At Least There’s No Graverobbing

Posted: July 15, 2011 in Uncategorized

In the Renaissance, artists were occasionally reduced to graverobbing in order to have access to bodies for their anatomy studies.  Understandably, the practice was highly frowned upon.  Thankfully, today we have a number of anatomy texts available so that we ourselves can lean on the shoulders of our predecessors, rather than spend the midnight hour with a shovel in the local cemetery.

The book I have is called the Cyclopedia Anatomicae, authored by Gyorgy Feher and illustrated in intricate detail by Andras Szunyoghy.  It is a giant book, with over 1,000 illustrations of anatomy.  It covers not only the human body, but also horses, lions, bears, sheep, pigs, and apes.  I was lucky enough to pick it up on super clearance at Barnes and Noble for $6, and to me is worth at least a thousand times that.

The past week or so I have been doing brief anatomy studies based on the illustrations in the book.  While I’ve only worked on the hand and arm so far, the illustrations in the book are clear enough to impart a basic understand through picture alone.  I pencil the bones onto my medium of choice, and then go over them in fine-point Micron pens to add detail and additional shading.  It is slow and precise work, but I rather like it.  It almost enables a sense of peace as you study the illustrator’s lines and then attempt your own.
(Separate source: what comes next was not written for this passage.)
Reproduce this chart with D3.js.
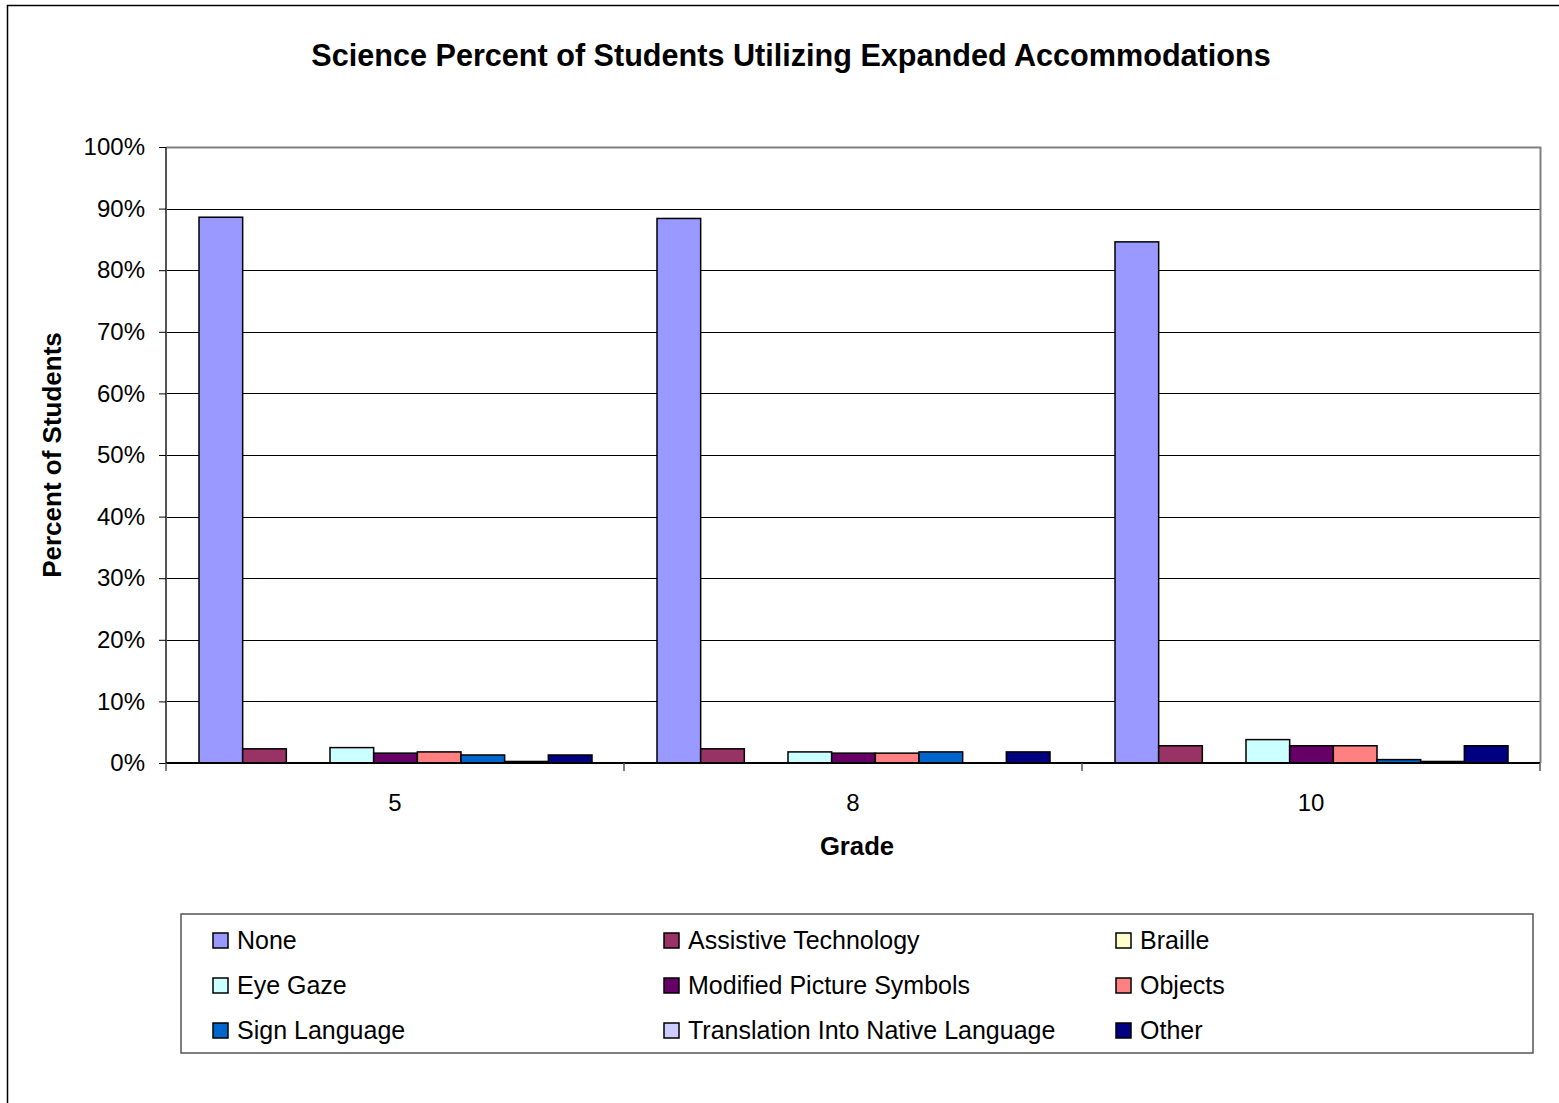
<!DOCTYPE html>
<html><head><meta charset="utf-8">
<script src="https://cdn.jsdelivr.net/npm/d3@7"></script>
<style>body{margin:0;background:#fff}svg{display:block;font-family:"Liberation Sans",Arial,sans-serif}</style>
</head><body><svg id="c" width="1559" height="1103"></svg>
<script>
const categories = ["5", "8", "10"];
const seriesNames = ["None","Assistive Technology","Braille","Eye Gaze","Modified Picture Symbols","Objects","Sign Language","Translation Into Native Language","Other"];
const seriesColors = ["#9999FF","#993366","#FFFFCC","#CCFFFF","#660066","#FF8080","#0066CC","#CCCCFF","#000080"];
const none        = [88.6, 88.4, 84.6];
const assistive   = [2.3, 2.3, 2.8];
const braille     = [0, 0, 0];
const eyeGaze     = [2.5, 1.8, 3.8];
const modified    = [1.6, 1.6, 2.8];
const objects     = [1.8, 1.6, 2.8];
const signLang    = [1.3, 1.8, 0.55];
const translation = [0.25, 0, 0.25];
const other       = [1.3, 1.8, 2.8];
const yTicks = [0,10,20,30,40,50,60,70,80,90,100];
const seriesValues = [none, assistive, braille, eyeGaze, modified, objects, signLang, translation, other];

const svg = d3.select("#c");
const L = 166, R = 1540, T = 147, B = 763;

// outer border
svg.append("rect").attr("x",7.5).attr("y",5.5).attr("width",1600).attr("height",1200)
  .attr("fill","none").attr("stroke","#000").attr("stroke-width",1.5);

svg.append("text").attr("x",791).attr("y",66).attr("text-anchor","middle")
  .attr("font-size",30.6).attr("font-weight","bold").text("Science Percent of Students Utilizing Expanded Accommodations");

const y = d3.scaleLinear().domain([0,100]).range([B,T]);
const x0 = d3.scaleBand().domain(categories).range([L,R]).paddingInner(0).paddingOuter(0);
const x1 = d3.scaleBand().domain(d3.range(seriesNames.length)).range([33, x0.bandwidth()-32]).padding(0);

// gridlines
svg.append("g").selectAll("line").data(yTicks.filter(t=>t>0 && t<100)).join("line")
  .attr("x1",L).attr("x2",R).attr("y1",d=>Math.round(y(d))+0.5).attr("y2",d=>Math.round(y(d))+0.5)
  .attr("stroke","#000").attr("stroke-width",1);
// plot border top/right
svg.append("path").attr("d",`M${L},${y(100)+0.5}H${R+0.5}V${B}`).attr("fill","none").attr("stroke","#808080").attr("stroke-width",2);

// bars
const g = svg.append("g");
categories.forEach((c,ci)=>{
  seriesValues.forEach((vals,si)=>{
    const v = vals[ci];
    if (v <= 0) return;
    g.append("rect")
      .attr("x", x0(c)+x1(si)).attr("width", x1.bandwidth())
      .attr("y", y(v)).attr("height", Math.max(0, y(0)-y(v)))
      .attr("fill", seriesColors[si]).attr("stroke","#000").attr("stroke-width",1.5);
  });
});

// y axis
const yAxis = svg.append("g").attr("transform",`translate(${L},0)`)
  .call(d3.axisLeft(y).tickValues(yTicks).tickFormat(d=>d+"%").tickSize(7).tickPadding(14));
yAxis.select(".domain").attr("stroke","#555").attr("stroke-width",2).attr("d",`M0,${T}V${B}`);
yAxis.selectAll(".tick line").attr("stroke","#000");
yAxis.selectAll("text").attr("font-size",24).attr("font-family","Liberation Sans, Arial, sans-serif").attr("fill","#000");

// x axis
const xAxis = svg.append("g").attr("transform",`translate(0,${B})`)
  .call(d3.axisBottom(x0).tickSize(0).tickPadding(31));
xAxis.select(".domain").attr("stroke","#000").attr("stroke-width",2).attr("d",`M${L},0H${R}`);
xAxis.selectAll("text").attr("font-size",24).attr("font-family","Liberation Sans, Arial, sans-serif").attr("fill","#000");
const sep = categories.map(c=>x0(c)).concat([R]);
svg.append("g").selectAll("line").data(sep).join("line")
  .attr("x1",d=>d).attr("x2",d=>d).attr("y1",B).attr("y2",B+8).attr("stroke","#555").attr("stroke-width",1.5);

svg.append("text").attr("x",857).attr("y",855).attr("text-anchor","middle")
  .attr("font-size",25.7).attr("font-weight","bold").text("Grade");
svg.append("text").attr("transform","translate(61,455) rotate(-90)").attr("text-anchor","middle")
  .attr("font-size",26).attr("font-weight","bold").text("Percent of Students");

// legend
svg.append("rect").attr("x",181).attr("y",914).attr("width",1352).attr("height",139)
  .attr("fill","#fff").attr("stroke","#555").attr("stroke-width",1.5);
const colX = [213, 664, 1116], rowY = [940, 985, 1030];
const lg = svg.append("g").selectAll("g").data(seriesNames).join("g")
  .attr("transform",(d,i)=>`translate(${colX[i%3]},${rowY[Math.floor(i/3)]})`);
lg.append("rect").attr("x",0).attr("y",-7).attr("width",15).attr("height",15)
  .attr("fill",(d,i)=>seriesColors[i]).attr("stroke","#000").attr("stroke-width",1.5);
lg.append("text").attr("x",24).attr("y",9).attr("font-size",25).text(d=>d);
</script></body></html>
I have been considering the idea of doing these types of illustrations as practice on Bristol paper, and then offering the inked versions for sale in my Etsy shop.  While the subject might be a bit macabre, the skeleton’s lines are clean and intricate, and would, I think, make a fine thing to hang on your wall.

I think that building a good reference library is important.  Having just gotten out of college, my own collection is still a bit scarce.  I own Realistic Figure Drawing by Joseph Sheppard, as well as Drawing the Head and Figure by Jack Hamm.  I hear that Andrew Loomis’ books are highly  regarded, and I also have my eye on James Gurney’s Color and Light and Imaginative Realism.  Anyone want to donate a few books to the artist’s cause?  *g*  I’ve been reading since I was a small kid, and I believe that a library should always grow.  I want my personal library to someday be a collection that contains knowledge on a variety of subjects, not just on art, but on history, science, and abstract ideas as well.  If I need some information on Subject Y, I want to be able to go to my bookshelf and at least find a book that gives me some ideas on where to find more knowledge about Subject Y.